今と違い美容室での婚礼着付となると、前の日にカツラの日本髪を結い、当日は婚礼の為、一日母は留守をする。婚礼用のカツラを結う母を見て、翌日は留守になることを知っている幼い私は、朝から「行くな!」と大泣きをしてやった記憶がある。どうも二、三時間泣いてやると決めていたらしいことを後になって聞いて以来、恥ずかしいという思いが消えない。そんな風であるから、私も孫娘も遠慮なく本心を思いっきり表に出す。しかも、大声なのだ。かと言って、私も孫娘も決してわがままではない。人に対しては充分以上に気を遣えるし、共感も同情も出来るし、人の立場に心を寄せ、分かり過ぎるくらいに人の気持ちを受け止められ、精一杯の声を掛けられる。感情を内面に抑圧することなく、正しく正確に表出するということが出来るのである。幽閉と言える程心を閉ざさざるを得ない傷を負って、我が本心を今迄誰一人として話せなかったこの荷は、どうしたら下ろせるのだろう?心の傷の深さは、八千メートル級のアルプスのクレバスの比ではないはずだ。エネルギーは枯渇したまま、不安と緊張が常に高まって辛さのあまり現実感さえもなくなったりするのだ。また、辛い大変な記憶が自分の意志とは関係なくフラッシュバックして悪夢に苛まれるはずでもある。よく今日まで命を紡いで頂けた。そのことに、私は泣いてしまうのである。私は、たじろぎ圧倒され、気を失っている場合ではないのだ。本当に助けて貰いたい、私を・・・。だからと言って何も出来ない無力ではいられない。だから私は解を尋ね歩く。教わらないとそんなクライアントの前に立てないからだ。

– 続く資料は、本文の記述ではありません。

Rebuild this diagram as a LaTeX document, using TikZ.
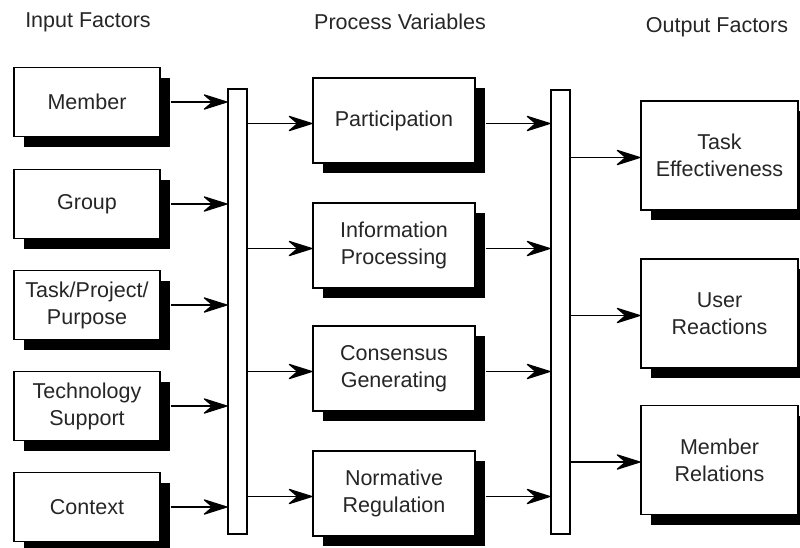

ある時、イナゴの大群に稲を全滅にされた農家を、知り合いの方に仲介して頂き訪ねた。
「あんたさ、自然を相手にしてるってことはこんなもんだわ。何が起きるか分らんからな、それ覚悟しておかんとなぁ。だけんど今さらイナゴはないわぁ。ワッハッハ~」
今時イナゴのせいで稲の全滅などおそらく日本広しと言えど経験がないだろう。また、一年の収入のほとんどがお米を売ってのものであるはずだ。ほとんどの収入のない中、私の目の前で「イナゴはないわぁ」と大笑いできるこの農夫の覚悟が胸に刺さった。誰からでも良い。私がどんな場面でも立っていられる価値・思考に出会いたい。だから、私は今日も街に出る。目に入るすべてに足を止め、心を寄せ、頂けるすべてのものを吸収したい。
明日生きていられるか、不安が一杯であろうノラ猫と公園で出会う。酷く痩せていて、怯えた表情で人と目を合わせない。ただ、鳥のことが気になるのだろうか、空を見上げ、安気そうに大きなあくびをしてノソノソどこかに消えた。まず、私もあのノラ猫を真似て大きなあくびをしてみようと思うのだ。